Tally the lines holding "this" and state only that figure.

— Begin Exercise material —

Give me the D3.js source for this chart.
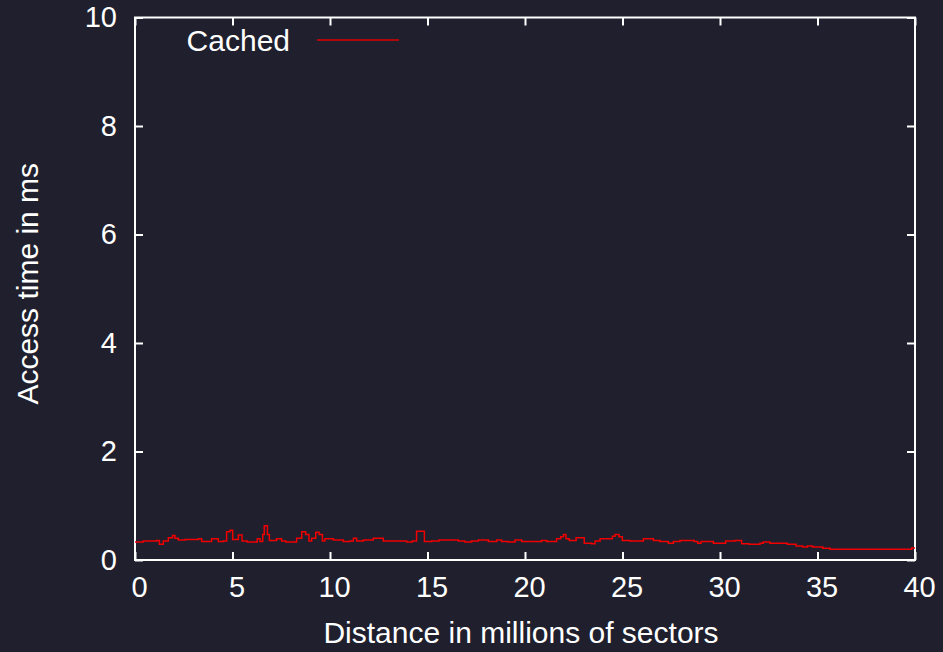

— End Exercise material —
— Begin Exercise material —

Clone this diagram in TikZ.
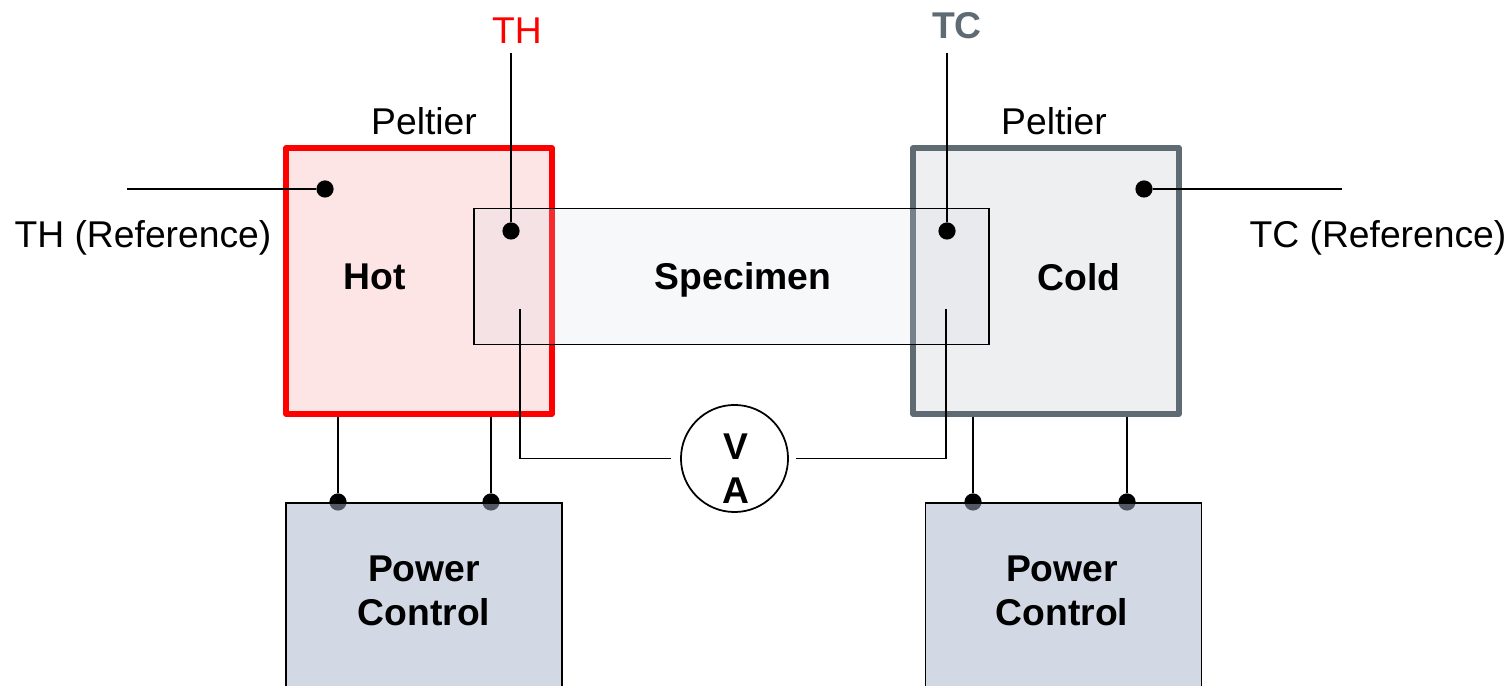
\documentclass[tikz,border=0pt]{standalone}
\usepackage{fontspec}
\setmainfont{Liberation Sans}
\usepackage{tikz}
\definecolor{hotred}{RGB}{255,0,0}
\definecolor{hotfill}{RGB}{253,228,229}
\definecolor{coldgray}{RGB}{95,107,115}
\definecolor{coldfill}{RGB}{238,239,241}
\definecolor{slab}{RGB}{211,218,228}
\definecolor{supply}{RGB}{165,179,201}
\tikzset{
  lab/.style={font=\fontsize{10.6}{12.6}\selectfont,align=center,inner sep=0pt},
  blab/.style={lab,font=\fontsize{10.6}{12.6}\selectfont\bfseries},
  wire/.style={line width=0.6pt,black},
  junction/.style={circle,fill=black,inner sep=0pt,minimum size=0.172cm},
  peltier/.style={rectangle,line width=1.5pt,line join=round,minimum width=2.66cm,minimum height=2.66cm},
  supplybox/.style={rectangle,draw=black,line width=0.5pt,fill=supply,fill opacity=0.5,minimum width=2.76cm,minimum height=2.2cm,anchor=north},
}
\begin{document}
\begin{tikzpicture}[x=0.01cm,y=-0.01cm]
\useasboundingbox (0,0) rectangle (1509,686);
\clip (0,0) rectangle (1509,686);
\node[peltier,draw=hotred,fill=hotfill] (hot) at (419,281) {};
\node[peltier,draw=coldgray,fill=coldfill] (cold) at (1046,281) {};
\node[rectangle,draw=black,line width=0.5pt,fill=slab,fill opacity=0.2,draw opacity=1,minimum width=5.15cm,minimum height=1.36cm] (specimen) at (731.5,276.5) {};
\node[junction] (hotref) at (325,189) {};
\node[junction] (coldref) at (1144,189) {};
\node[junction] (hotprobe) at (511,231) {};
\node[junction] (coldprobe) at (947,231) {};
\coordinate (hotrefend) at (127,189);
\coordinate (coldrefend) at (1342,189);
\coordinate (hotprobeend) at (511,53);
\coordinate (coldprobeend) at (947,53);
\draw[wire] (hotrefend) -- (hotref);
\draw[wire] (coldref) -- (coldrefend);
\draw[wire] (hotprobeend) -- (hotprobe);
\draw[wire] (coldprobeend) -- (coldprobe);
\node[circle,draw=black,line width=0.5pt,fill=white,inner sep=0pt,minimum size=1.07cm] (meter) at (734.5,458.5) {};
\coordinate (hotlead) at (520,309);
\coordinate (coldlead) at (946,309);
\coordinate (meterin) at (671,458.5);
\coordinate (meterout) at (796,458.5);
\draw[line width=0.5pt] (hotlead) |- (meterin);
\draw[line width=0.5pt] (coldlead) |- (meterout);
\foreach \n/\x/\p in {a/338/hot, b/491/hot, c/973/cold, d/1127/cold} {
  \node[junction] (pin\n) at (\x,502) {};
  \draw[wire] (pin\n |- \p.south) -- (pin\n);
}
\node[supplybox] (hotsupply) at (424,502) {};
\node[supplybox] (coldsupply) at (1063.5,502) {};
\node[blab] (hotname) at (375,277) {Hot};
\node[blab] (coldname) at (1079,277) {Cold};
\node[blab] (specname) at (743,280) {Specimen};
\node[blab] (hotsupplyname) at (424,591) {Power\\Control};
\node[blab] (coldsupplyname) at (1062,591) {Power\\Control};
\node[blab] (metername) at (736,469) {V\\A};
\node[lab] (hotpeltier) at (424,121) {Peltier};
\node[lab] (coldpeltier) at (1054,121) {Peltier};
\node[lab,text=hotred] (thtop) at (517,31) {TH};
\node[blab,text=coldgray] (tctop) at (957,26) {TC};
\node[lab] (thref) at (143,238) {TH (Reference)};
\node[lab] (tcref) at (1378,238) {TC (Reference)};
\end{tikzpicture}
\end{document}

— End Exercise material —

_Worked solution_. 2